Casabona wird verdächtigt, den Liebhaber seiner Ex-Frau ermordet zu haben und muss daher vor der Justiz fliehen – was gar nicht so einfach ist, denn es handelt sich um seine eigenen Freunde und Kollegen. Um seinen guten Namen reinzuwaschen, stellt er auf eigene Faust Ermittlungen an und muss gleichzeitig versuchen, seinen Kollegen immer einen Schritt voraus zu sein. Auf der Suche nach der Wahrheit und Unterstützung von Menschen, denen er vertrauen kann, muss er rasch feststellen, dass die italienische Unterwelt ihre Finger im Spiel hat.

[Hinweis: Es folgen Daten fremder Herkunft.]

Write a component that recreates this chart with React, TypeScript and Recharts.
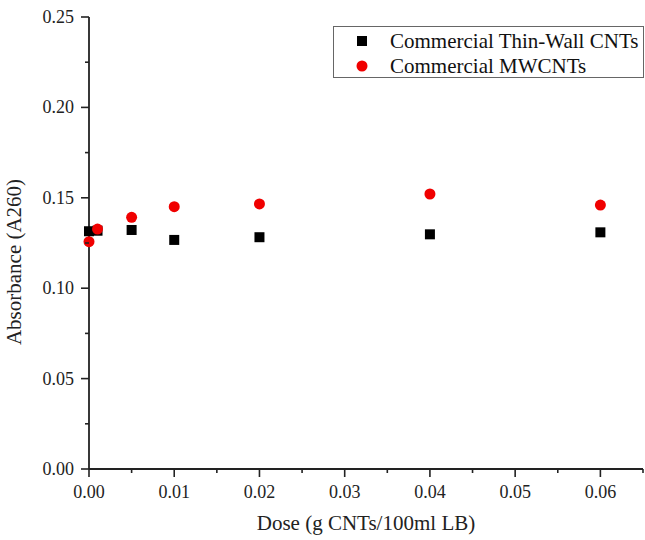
import React from "react";
import { ScatterChart, Scatter, XAxis, YAxis } from "recharts";

// Dose in g CNTs per 100 ml LB
const doses = [0, 0.001, 0.005, 0.01, 0.02, 0.04, 0.06];
const thinWallAbs = [0.1315, 0.1318, 0.1322, 0.1267, 0.1282, 0.1298, 0.1309];
const mwcntAbs = [0.1257, 0.1327, 0.1392, 0.1451, 0.1466, 0.1521, 0.146];
const seriesNames = ["Commercial Thin-Wall CNTs", "Commercial MWCNTs"];

const xTicks = [0, 0.005, 0.01, 0.015, 0.02, 0.025, 0.03, 0.035, 0.04, 0.045, 0.05, 0.055, 0.06, 0.065];
const yTicks = [0, 0.025, 0.05, 0.075, 0.1, 0.125, 0.15, 0.175, 0.2, 0.225, 0.25];

const thinWall = doses.map((d, i) => ({ dose: d, abs: thinWallAbs[i] }));
const mwcnt = doses.map((d, i) => ({ dose: d, abs: mwcntAbs[i] }));

const FONT = '"Liberation Serif", "Times New Roman", serif';
const AXIS = "#222";
const RED = "#f00000";

const SquareDot = (props: any) => {
  const { cx, cy } = props;
  return <rect x={cx - 5} y={cy - 5} width={10} height={10} fill="#000" />;
};

const RoundDot = (props: any) => {
  const { cx, cy } = props;
  return <circle cx={cx} cy={cy} r={5.5} fill={RED} />;
};

// major ticks get a label and a longer line; the half steps are minor
const XTick = (props: any) => {
  const { x, y, payload } = props;
  const major = Math.round(payload.value * 1000) % 10 === 0;
  return (
    <g>
      <line x1={x} y1={y} x2={x} y2={y + (major ? 8 : 4)} stroke={AXIS} strokeWidth={1.6} />
      {major && (
        <text x={x} y={y + 29} textAnchor="middle" fontSize={18} fontFamily={FONT} fill="#222">
          {payload.value.toFixed(2)}
        </text>
      )}
    </g>
  );
};

const YTick = (props: any) => {
  const { x, y, payload } = props;
  const major = Math.round(payload.value * 1000) % 50 === 0;
  return (
    <g>
      <line x1={x - (major ? 8 : 4)} y1={y} x2={x} y2={y} stroke={AXIS} strokeWidth={1.6} />
      {major && (
        <text x={x - 15} y={y + 6} textAnchor="end" fontSize={18} fontFamily={FONT} fill="#222">
          {payload.value.toFixed(2)}
        </text>
      )}
    </g>
  );
};

// boxed legend in the top right corner
const LegendBox = () => (
  <svg
    width={312}
    height={53}
    style={{ position: "absolute", left: 333, top: 26, display: "block" }}
  >
    <rect x={0.5} y={0.5} width={310} height={51} fill="#fff" stroke="#666" strokeWidth={1} />
    {seriesNames.map((name, i) => {
      const cy = 15 + i * 25;
      return (
        <g key={name}>
          {i === 0 ? (
            <rect x={24} y={cy - 5} width={10} height={10} fill="#000" />
          ) : (
            <circle cx={29} cy={cy} r={5.5} fill={RED} />
          )}
          <text x={57} y={cy + 7} fontSize={21} fontFamily={FONT} fill="#111">
            {name}
          </text>
        </g>
      );
    })}
  </svg>
);

export default function App() {
  return (
    <div style={{ position: "absolute", left: 0, top: 0, width: 645, height: 540, background: "#fff" }}>
      <ScatterChart width={645} height={540} margin={{ top: 17, right: 2, bottom: 0, left: 0 }}>
        <XAxis
          type="number"
          dataKey="dose"
          domain={[0, 0.065]}
          ticks={xTicks}
          interval={0}
          height={71}
          tickSize={0}
          tickMargin={0}
          tickLine={false}
          tick={<XTick />}
          axisLine={{ stroke: AXIS, strokeWidth: 1.8 }}
          label={{
            value: "Dose (g CNTs/100ml LB)",
            position: "insideBottom",
            offset: 10,
            style: { fontSize: 21, fontFamily: FONT, fill: "#222" },
          }}
        />
        <YAxis
          type="number"
          dataKey="abs"
          domain={[0, 0.25]}
          ticks={yTicks}
          interval={0}
          width={89}
          tickSize={0}
          tickMargin={0}
          tickLine={false}
          tick={<YTick />}
          axisLine={{ stroke: AXIS, strokeWidth: 1.8 }}
          label={{
            value: "Absorbance (A260)",
            angle: -90,
            position: "insideLeft",
            offset: 14,
            dy: 19,
            style: { fontSize: 21, fontFamily: FONT, fill: "#222", textAnchor: "middle" },
          }}
        />
        <Scatter
          name={seriesNames[0]}
          data={thinWall}
          fill="#000"
          shape={<SquareDot />}
          isAnimationActive={false}
        />
        <Scatter
          name={seriesNames[1]}
          data={mwcnt}
          fill={RED}
          shape={<RoundDot />}
          isAnimationActive={false}
        />
      </ScatterChart>
      <LegendBox />
    </div>
  );
}
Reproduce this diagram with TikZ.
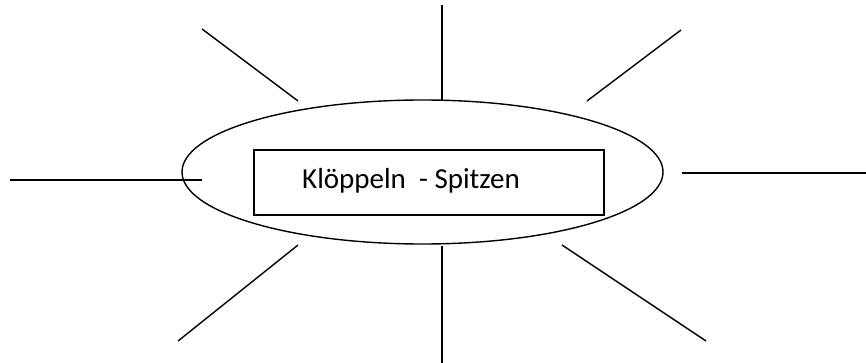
\documentclass[tikz,border=0pt]{standalone}
\usepackage{fontspec}
\setmainfont{Carlito}
\usetikzlibrary{shapes.geometric}
\begin{document}
\begin{tikzpicture}[x=1pt,y=-1pt,
  ray/.style={line width=1.4pt, black},
  oval/.style={draw, ellipse, line width=1.4pt, minimum width=481pt, minimum height=144pt, inner sep=0pt},
  titlebox/.style={draw, line width=1.4pt, minimum width=350pt, minimum height=65pt, inner sep=0pt}]
  \useasboundingbox (0,0) rectangle (866,363);
  % central oval and title box
  \node[oval] (oval) at (422.5,172) {};
  \node[titlebox] (box) at (429,182.5) {};
  \node[anchor=base west, inner sep=0pt, font=\fontsize{29}{33}\selectfont] (title) at (302,189) {Klöppeln\ \ - Spitzen};
  % free ends of the rays
  \coordinate (n1) at (442,5);    \coordinate (n2) at (442,100);
  \coordinate (nw1) at (202,29);  \coordinate (nw2) at (298,101);
  \coordinate (ne1) at (681,30);  \coordinate (ne2) at (587,101);
  \coordinate (w1) at (10,180);   \coordinate (w2) at (202,180);
  \coordinate (e1) at (682,173);  \coordinate (e2) at (866,173);
  \coordinate (sw1) at (298,245); \coordinate (sw2) at (178,341);
  \coordinate (s1) at (442,246);  \coordinate (s2) at (442,363);
  \coordinate (se1) at (562,245); \coordinate (se2) at (706,341);
  % rays
  \draw[ray] (n1) -- (n2);
  \draw[ray] (nw1) -- (nw2);
  \draw[ray] (ne1) -- (ne2);
  \draw[ray] (w1) -- (w2);
  \draw[ray] (e1) -- (e2);
  \draw[ray] (sw1) -- (sw2);
  \draw[ray] (s1) -- (s2);
  \draw[ray] (se1) -- (se2);
\end{tikzpicture}
\end{document}
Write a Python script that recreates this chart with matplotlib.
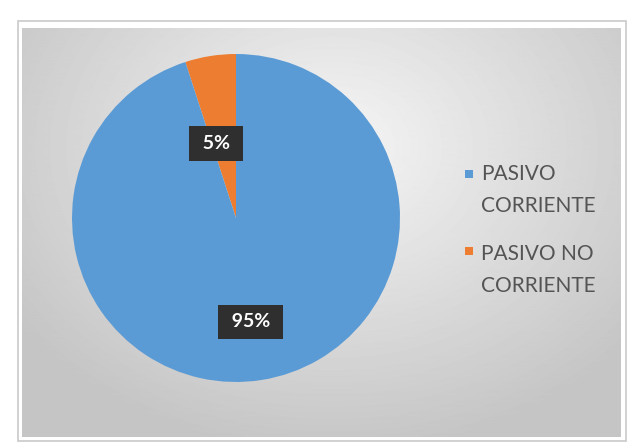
import numpy as np
import matplotlib
matplotlib.use("Agg")
import matplotlib.pyplot as plt
from matplotlib.patches import Rectangle

categories = ["PASIVO NO\nCORRIENTE", "PASIVO\nCORRIENTE"]
shares = [5, 95]
colors = ["#ED7D31", "#5B9BD5"]
legend_order = [1, 0]  # legend lists CORRIENTE first

W, H = 629, 444
fig = plt.figure(figsize=(W / 100, H / 100), dpi=100)
fig.patch.set_facecolor("white")


def fx(px):
    return px / W


def fy(py):
    return 1 - py / H


# gray plot area with a soft radial gradient
bg = fig.add_axes([fx(22), fy(437), fx(621 - 22), (437 - 28) / H])
yy, xx = np.mgrid[0:409, 0:599]
d = np.sqrt(((xx - 310) / 380.0) ** 2 + ((yy - 120) / 300.0) ** 2)
shade = np.clip(0.965 - 0.19 * d, 0.77, 0.965)
bg.imshow(shade, cmap="gray", vmin=0, vmax=1, aspect="auto",
          extent=[0, 1, 0, 1], origin="upper")
bg.set_axis_off()

# thin selection frame around the chart
frame = fig.add_axes([0, 0, 1, 1], facecolor="none")
frame.set_xlim(0, W); frame.set_ylim(H, 0); frame.set_axis_off()
frame.add_patch(Rectangle((18, 21), 608, 420, fill=False, ec="#c9c9c9", lw=1.2))

# pie
ax = fig.add_axes([fx(72), fy(382), 328 / W, 328 / H])
wedges, _ = ax.pie(shares, colors=colors, startangle=90, counterclock=True,
                   radius=1.0)
ax.set_xlim(-1, 1); ax.set_ylim(-1, 1)
ax.set_aspect("auto")

# percent labels: distance from centre and a small angular nudge per wedge
label_dist = [0.47, 0.64]
label_nudge = [6, -1]
for w, v, r, da in zip(wedges, shares, label_dist, label_nudge):
    ang = np.deg2rad((w.theta1 + w.theta2) / 2 + da)
    ax.text(r * np.cos(ang), r * np.sin(ang), f" {v}% ", ha="center",
            va="center", color="white", fontsize=14, fontweight="bold",
            family="Lato",
            bbox=dict(boxstyle="square,pad=0.45", fc="#2f2f2f", ec="none"))

# legend: square marker aligned with first line of each label
marker_y = [174, 251]
block_y = [190, 270]
for i, my, by in zip(legend_order, marker_y, block_y):
    fig.patches.append(Rectangle((fx(465), fy(my + 4)), 8 / W, 8 / H,
                                 transform=fig.transFigure, fc=colors[i],
                                 ec="none"))
    fig.text(fx(481), fy(by), categories[i], ha="left", va="center",
             color="#545454", fontsize=15, family="Lato", linespacing=1.75)

fig.savefig("out.png", dpi=100)
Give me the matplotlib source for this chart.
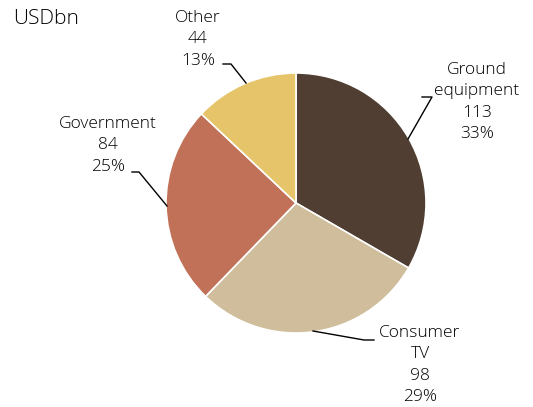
import matplotlib.pyplot as plt

plt.rcParams['font.family'] = ['Open Sans', 'DejaVu Sans']

labels = ["Ground\nequipment", "Consumer\nTV", "Government", "Other"]
values = [113, 98, 84, 44]
shares = ["33%", "29%", "25%", "13%"]
colors = ["#4f3e31", "#cfbd9b", "#c07157", "#e6c56a"]

W, H = 533, 407
fig = plt.figure(figsize=(W / 100, H / 100), dpi=100)
ax = fig.add_axes([0, 0, 1, 1])

cx, cy, r = 296, H - 203, 130
ax.pie(values, colors=colors, startangle=90, counterclock=False,
       center=(cx, cy), radius=r, frame=True,
       wedgeprops=dict(edgecolor='white', linewidth=1.2))
ax.set_xlim(0, W)
ax.set_ylim(0, H)
ax.set_aspect('equal')
ax.axis('off')

# text anchor (center x, top y in px) and leader line points (px)
text_pos = [(477, 62), (420, 325), (108, 116), (198, 10)]
leaders = [
    [(422, 97), (432, 97), (408, 139)],
    [(374, 340), (364, 340), (313, 331)],
    [(132, 172), (139, 172), (167, 206)],
    [(223, 64), (231, 64), (246, 83)],
]

for lab, v, s, (tx, ty), pts in zip(labels, values, shares, text_pos, leaders):
    ax.text(tx, H - ty, f"{lab}\n{v}\n{s}", ha='center', va='top',
            fontsize=12.5, fontweight='light', color='black',
            linespacing=1.44)
    ax.plot([p[0] for p in pts], [H - p[1] for p in pts], color='black', lw=1)

ax.text(13, H - 9, "USDbn", ha='left', va='top', fontsize=15,
        fontweight='light', color='black')

fig.savefig("out.png", dpi=100)
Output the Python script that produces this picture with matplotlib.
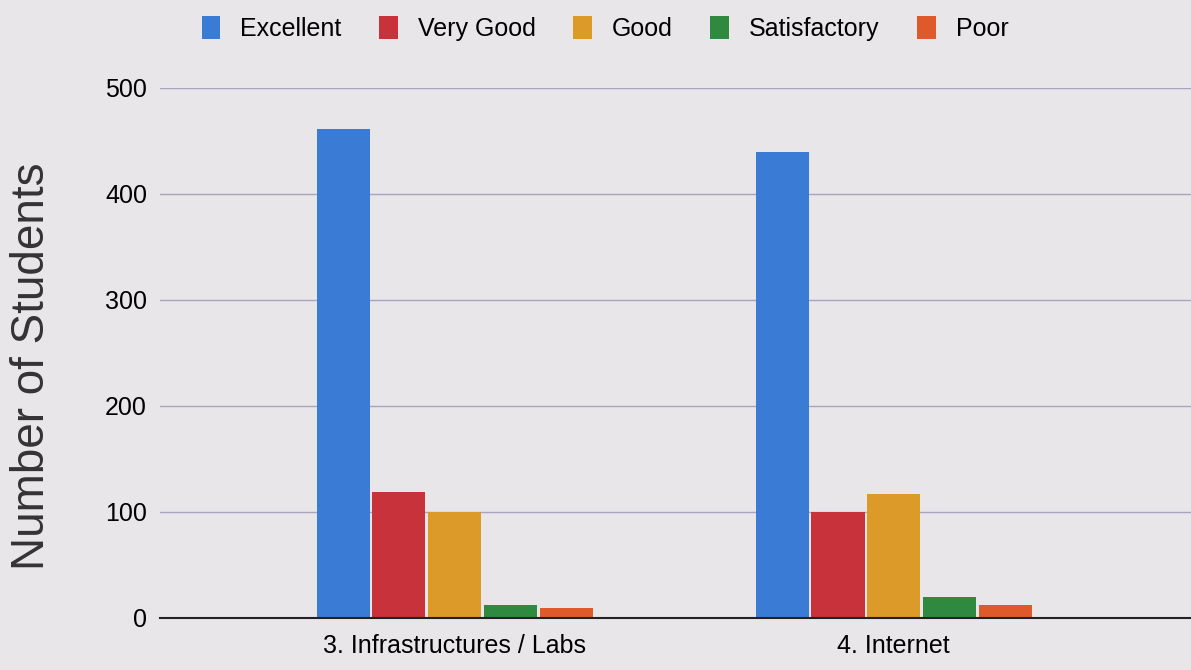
import numpy as np
import matplotlib.pyplot as plt

plt.rcParams['font.family'] = ['Liberation Sans', 'DejaVu Sans']

categories = ['3. Infrastructures / Labs', '4. Internet']
ratings = ['Excellent', 'Very Good', 'Good', 'Satisfactory', 'Poor']
excellent = [461, 439]
very_good = [119, 100]
good = [100, 117]
satisfactory = [12, 20]
poor = [9, 12]
colors = ['#3a7bd5', '#c8323a', '#dc9a28', '#2f8a3f', '#de5a2a']

series = [excellent, very_good, good, satisfactory, poor]

fig = plt.figure(figsize=(11.91, 6.70), dpi=100)
bg = '#e8e6e9'
fig.patch.set_facecolor(bg)
ax = fig.add_axes([0.134, 0.078, 0.866, 0.791])
ax.set_facecolor(bg)

x = np.arange(len(categories))
w = 0.121
for i, (vals, c, lab) in enumerate(zip(series, colors, ratings)):
    ax.bar(x + (i - 2) * (w + 0.006), vals, width=w, color=c, label=lab, zorder=3)

ax.set_xlim(-0.672, 1.677)
ax.set_ylim(0, 500)
ax.set_yticks([0, 100, 200, 300, 400, 500])
ax.set_xticks(x)
ax.set_xticklabels(categories, fontsize=18)
ax.tick_params(axis='y', labelsize=18, length=0, pad=9)
ax.tick_params(axis='x', length=0, pad=12)
ax.grid(axis='y', color='#a8a3c0', linewidth=1, zorder=0)
for s in ['top', 'right', 'left']:
    ax.spines[s].set_visible(False)
ax.spines['bottom'].set_color('#222222')
ax.spines['bottom'].set_linewidth(1.5)
ax.spines['bottom'].set_zorder(4)

ax.set_ylabel('Number of Students', fontsize=33, color='#333333')
ax.yaxis.set_label_coords(-0.102, 0.474)

leg = fig.legend(loc='center', bbox_to_anchor=(0.508, 0.957), ncol=5, frameon=False,
                 fontsize=18, handlelength=0.75, handleheight=1.0, columnspacing=1.5, handletextpad=0.8)

plt.savefig('out.png', dpi=100, facecolor=bg)
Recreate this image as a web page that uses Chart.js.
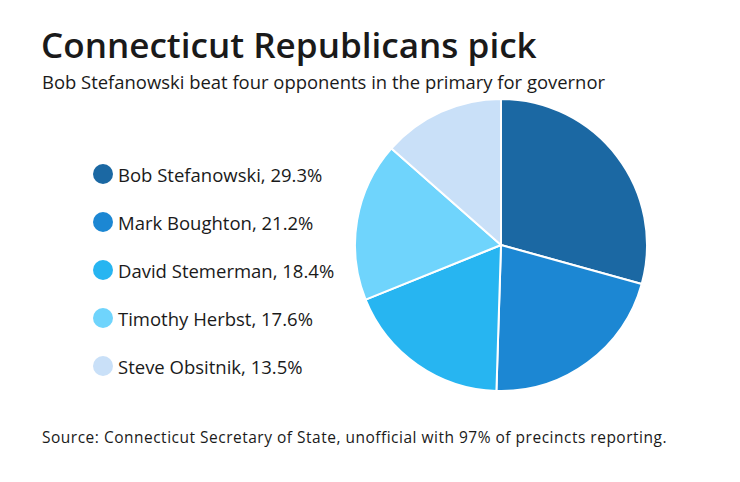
<!DOCTYPE html>
<html>
<head>
<meta charset="utf-8">
<script src="https://cdn.jsdelivr.net/npm/chart.js@4"></script>
<style>
  html, body { margin: 0; padding: 0; background: #fff; }
  body { width: 740px; height: 482px; position: relative; overflow: hidden; font-family: "Open Sans", Lato, sans-serif; color: #1a1a1a; }
  #title { position: absolute; left: 41px; top: 20px; font-size: 35.1px; font-weight: 600; white-space: nowrap; }
  #subtitle { position: absolute; left: 42px; top: 69px; font-size: 18.45px; white-space: nowrap; }
  #source { position: absolute; left: 42px; top: 426px; font-size: 15.5px; letter-spacing: 0.5px; white-space: nowrap; }
  #legend { position: absolute; left: 93px; top: 150px; }
  .item { display: flex; align-items: center; height: 48.1px; font-size: 18.5px; white-space: nowrap; }
  .dot { width: 20px; height: 20px; border-radius: 50%; margin-right: 5px; }
  #wrap { position: absolute; left: 354px; top: 98px; width: 294px; height: 294px; }
</style>
</head>
<body>
<div id="title">Connecticut Republicans pick</div>
<div id="subtitle">Bob Stefanowski beat four opponents in the primary for governor</div>
<div id="legend"></div>
<div id="wrap"><canvas id="c"></canvas></div>
<div id="source">Source: Connecticut Secretary of State, unofficial with 97% of precincts reporting.</div>
<script>
const candidates = ["Bob Stefanowski", "Mark Boughton", "David Stemerman", "Timothy Herbst", "Steve Obsitnik"];
const shares = [29.3, 21.2, 18.4, 17.6, 13.5];
const colors = ["#1b68a3", "#1c87d3", "#27b5f1", "#6fd4fc", "#c9e0f8"];

const legend = document.getElementById('legend');
candidates.forEach((name, i) => {
  const row = document.createElement('div');
  row.className = 'item';
  const dot = document.createElement('span');
  dot.className = 'dot';
  dot.style.background = colors[i];
  const txt = document.createElement('span');
  txt.textContent = name + ', ' + shares[i].toFixed(1) + '%';
  row.appendChild(dot);
  row.appendChild(txt);
  legend.appendChild(row);
});

new Chart(document.getElementById('c'), {
  type: 'pie',
  data: {
    labels: candidates,
    datasets: [{
      data: shares,
      backgroundColor: colors,
      borderColor: '#ffffff',
      borderWidth: 2
    }]
  },
  options: {
    responsive: true,
    maintainAspectRatio: false,
    animation: false,
    layout: { padding: 0 },
    plugins: { legend: { display: false }, tooltip: { enabled: false } }
  }
});
</script>
</body>
</html>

Trotz der Kürze des Romans hat dieser Krimi auf Handlungsebene durchaus einiges zu bieten. Vor allem zu Beginn macht es großen Spaß, Casabona dabei zu begleiten, wie er seine Kollegen bei der Polizei an der Nase herumführt, um sich der Verhaftung zu entziehen. Der Lesespaß wird aber leider bald ruiniert von dem desaströsen Frauenbild, das nicht nur in Casabonas Perspektive, sondern auf jeder Seite durchschimmert – man hätte eigentlich hoffen dürfen, dass Haltungen wie „Ich verstehe die Frauen nicht, und sie sind alle gleich“ irgendwann mal aus der Literatur verschwinden würden, aber weit gefehlt. Frauen tauchen bei Fusco nur als (betrügerische) Geliebte auf, die den tiefgründigen Herzschmerz des tragischen Helden zu verantworten haben. Persönlichkeit oder Charakter gönnt er keiner der spärlich gesäten Frauenfiguren. Stattdessen ergeht sich Casabona regelmäßig in ausführlichen melodramatischen Ergüssen über die Härten des Lebens. Das ist vor allem insofern schade, als es dem Autor durchaus gelingt, mit einem flüssigen Schreibstil Spannung aufzubauen, jedoch kann man seine stereotypen Figuren leider einfach nicht ernst nehmen.

Ein Krimi, der sich leider liest, als wäre er vor mindestens sechzig Jahren geschrieben worden und hätte das Gesellschaftsbild dieser Zeit mitgebracht. Trotz Potenzial in der Handlung eine enttäuschende Lektüre.